The following description of an upcoming superhero movie has now become an official cliche: "It will be dark and serious like Nolan's Dark Knight movies." More than cliche, certain words like "dark," "serious" or "gritty" - spoken in conjunction with a new superhero film, are buzzwords that elicit strong reactions from fanboys and casual moviegoers everywhere; so hearing the director of arguably the most anticipated superhero film since Dark Knight Rises utter one of them will likely cause more uproar than it should.
In speaking with the LA Times about how the seminal graphic novel Watchmen (and his subsequent movie adaptation) changed the paradigm of superhero origin stories, Snyder offered the following explanation of Man of Steel's place within said altered paradigm:
“It’s a more serious version of Superman. It’s not like a heart attack. We took the mythology seriously. We take him as a character seriously.

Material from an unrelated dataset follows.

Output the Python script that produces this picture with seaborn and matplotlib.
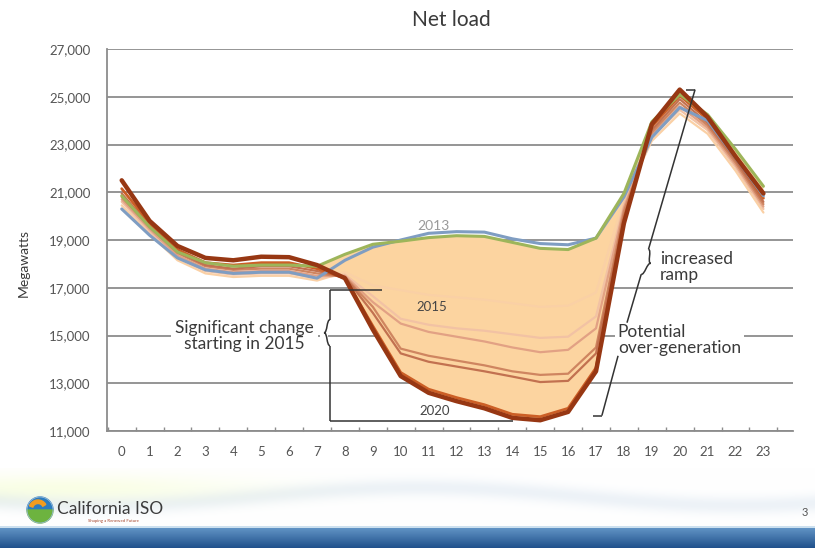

I believe the movie would appeal to anyone. I think that you’re going to see a Superman you’ve never seen before. We approached it as though no other films had been made. He’s the king-daddy. Honestly that’s why I wanted to do it. I’m interested in Superman because he’s the father of all superheroes. He’s this amazing ambassador for all superheroes. What was it about him that cracked the code that made pop culture embrace this other mythology? What we‘ve made as a film not only examines that but is also an amazing adventure story. It’s been an honor to work on. As a comic book fan, Superman is like the Rosetta Stone of all superheroes. I wanted to be sure the movie treated it respectfully.”
While Snyder (in this writer's opinion) seems to be very soberly towing the sort of company line one would expect from a director, his words are still likely to be taken the wrong way by some. Specifically, I'm referring to those who hold the opinion that Superman is not a "serious" sort of character; that kind of tone (they might say) is more fitting of Batman - and (they might add) what's up with everyone trying to copy the Nolan approach?

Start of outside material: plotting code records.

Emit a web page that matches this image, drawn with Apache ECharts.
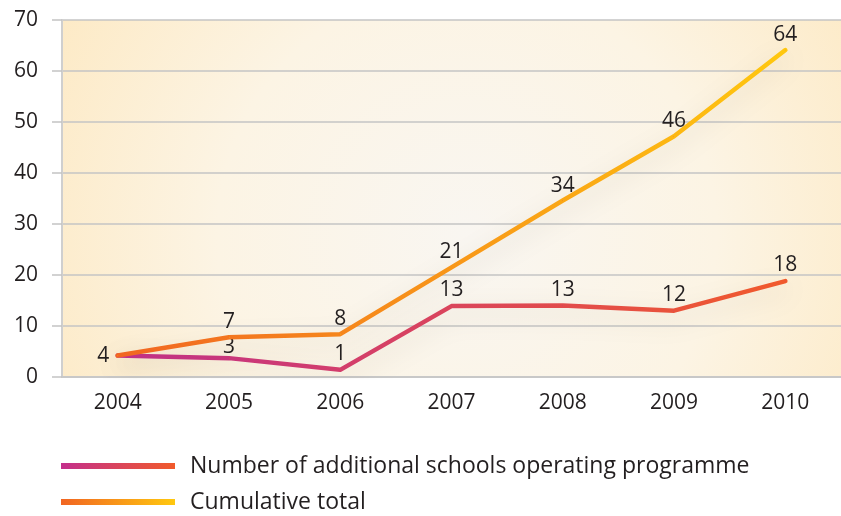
<!DOCTYPE html>
<html>
<head>
<meta charset="utf-8">
<script src="https://cdn.jsdelivr.net/npm/echarts@6/dist/echarts.min.js"></script>
<style>
  html, body { margin: 0; padding: 0; background: #fff; }
  #chart { width: 841px; height: 516px; }
</style>
</head>
<body>
<div id="chart"></div>
<script>
// years on the x axis
const years = ['2004', '2005', '2006', '2007', '2008', '2009', '2010'];
// plotted positions
const additionalSchools = [4.2, 3.7, 1.4, 13.9, 14.0, 13.0, 18.8];
const cumulativeTotal = [4.2, 7.8, 8.4, 21.5, 34.6, 47.2, 64.1];
// numbers printed next to the points
const additionalLabels = ['', '3', '1', '13', '13', '12', '18'];
const cumulativeLabels = ['4', '7', '8', '21', '34', '46', '64'];
const seriesNames = ['Number of additional schools operating programme', 'Cumulative total'];

const FONT = '"Open Sans", "Noto Sans", sans-serif';

const chart = echarts.init(document.getElementById('chart'));

const pinkGrad = new echarts.graphic.LinearGradient(0, 0, 1, 0, [
  { offset: 0, color: '#c32f8c' },
  { offset: 1, color: '#f15a2b' }
]);
const orangeGrad = new echarts.graphic.LinearGradient(0, 0, 1, 0, [
  { offset: 0, color: '#f16522' },
  { offset: 1, color: '#ffc80f' }
]);

const option = {
  animation: false,
  textStyle: { fontFamily: FONT },
  grid: {
    left: 62,
    right: -9,
    top: 20,
    bottom: 139,
    show: true,
    borderWidth: 0,
    backgroundColor: new echarts.graphic.RadialGradient(0.52, 0.6, 1.4, [
      { offset: 0, color: '#f9f6f1' },
      { offset: 0.5, color: '#fcf4e4' },
      { offset: 1, color: '#fde8c0' }
    ])
  },
  legend: {
    orient: 'vertical',
    left: 61,
    top: 453,
    padding: 0,
    icon: 'rect',
    itemWidth: 114,
    itemHeight: 6,
    itemGap: 10,
    data: seriesNames,
    textStyle: {
      fontFamily: FONT,
      fontSize: 23,
      lineHeight: 26,
      color: '#231f20',
      padding: [0, 0, 0, 10]
    }
  },
  xAxis: {
    type: 'category',
    data: years,
    boundaryGap: true,
    axisLine: { lineStyle: { color: '#c8c8c8', width: 2 } },
    axisTick: { length: 6, lineStyle: { color: '#c8c8c8', width: 2 } },
    axisLabel: { fontSize: 21, color: '#231f20', margin: 16, fontFamily: FONT }
  },
  yAxis: {
    type: 'value',
    min: 0,
    max: 70,
    interval: 10,
    axisLine: { show: true, lineStyle: { color: '#cfcfcf', width: 2 } },
    axisTick: { show: true, length: 10, lineStyle: { color: '#c4c4c4', width: 1.5 } },
    splitLine: { lineStyle: { color: '#c4c4c4', width: 1.5 } },
    axisLabel: { fontSize: 21, color: '#231f20', margin: 24, fontFamily: FONT }
  },
  series: [
    {
      name: seriesNames[0],
      type: 'line',
      // the "3" sits tight between the two lines
      data: additionalSchools.map((v, i) => i === 1
        ? { value: v, label: { distance: 0 } }
        : v),
      symbol: 'circle',
      symbolSize: 1,
      z: 3,
      lineStyle: {
        width: 4.5,
        color: pinkGrad,
        cap: 'round',
        join: 'round',
        shadowColor: 'rgba(90,70,40,0.2)',
        shadowBlur: 24,
        shadowOffsetY: 8
      },
      itemStyle: { color: pinkGrad },
      label: {
        show: true,
        position: 'top',
        distance: 5,
        fontSize: 21,
        color: '#231f20',
        fontFamily: FONT,
        formatter: p => additionalLabels[p.dataIndex]
      }
    },
    {
      name: seriesNames[1],
      type: 'line',
      data: cumulativeTotal.map((v, i) => i === 0
        ? { value: v, label: { position: 'left', distance: 8 } }
        : v),
      symbol: 'circle',
      symbolSize: 1,
      z: 4,
      lineStyle: {
        width: 4.5,
        color: orangeGrad,
        cap: 'round',
        join: 'round',
        shadowColor: 'rgba(90,70,40,0.2)',
        shadowBlur: 24,
        shadowOffsetY: 8
      },
      itemStyle: { color: orangeGrad },
      label: {
        show: true,
        position: 'top',
        distance: 4,
        fontSize: 21,
        color: '#231f20',
        fontFamily: FONT,
        formatter: p => cumulativeLabels[p.dataIndex]
      }
    }
  ]
};

chart.setOption(option);
</script>
</body>
</html>
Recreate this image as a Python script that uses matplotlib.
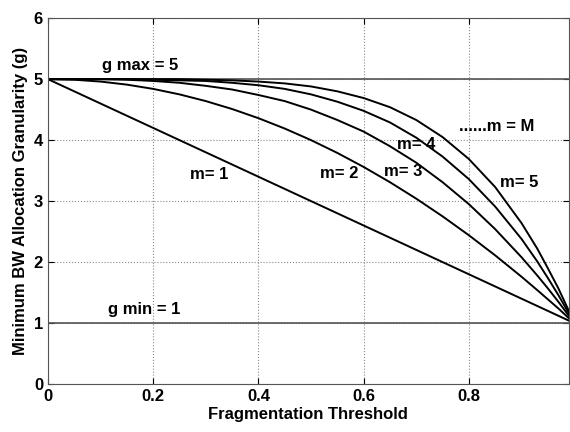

Well, aside from the fact that Chris Nolan has a producer credit on Man of Steel and helped shape its story, there is an argument to be made for the type of approach Snyder describes. Superman is, indeed, the "Rosetta Stone" of modern superhero mythology, and there has definitely been (forgive the term) serious question in recent years about who the character is, and what (if any) his relevance to modern times is. Man of Steel has always been facing the uphill battle of trying to answer such questions - hopefully better than Bryan Singer did with his unsubtle approach to Superman Returns (see: Lois Lane's (Kate Bosworth) heavy-handed "Why the World (Doesn't) Need(s) Superman" article, which bookends the film).
So, the question now becomes: Has Snyder 'cracked the code,' so to speak? We don't know yet. In fact, there's painfully little that we DO know for sure about Man of Steel, other than what the Interweb fans have speculated on, or the thematic arcs hinted at in the two Man of Steel teaser trailers. The lack of hype - and news like star Amy Adams (Lois Lane) not yet signing for a sequel - have some people understandably spooked. However, with Warner Bros. set to release their big winter tentpole soon (The Hobbit: An Unexpected Journey), we expect the studio to finally start the marketing and promotion campaign for Superman's next big-screen outing - at long last giving us a better sense of what Snyder has accomplished (or not).
Man of Steel will be in theaters - in post-converted 3D - on June 14, 2013.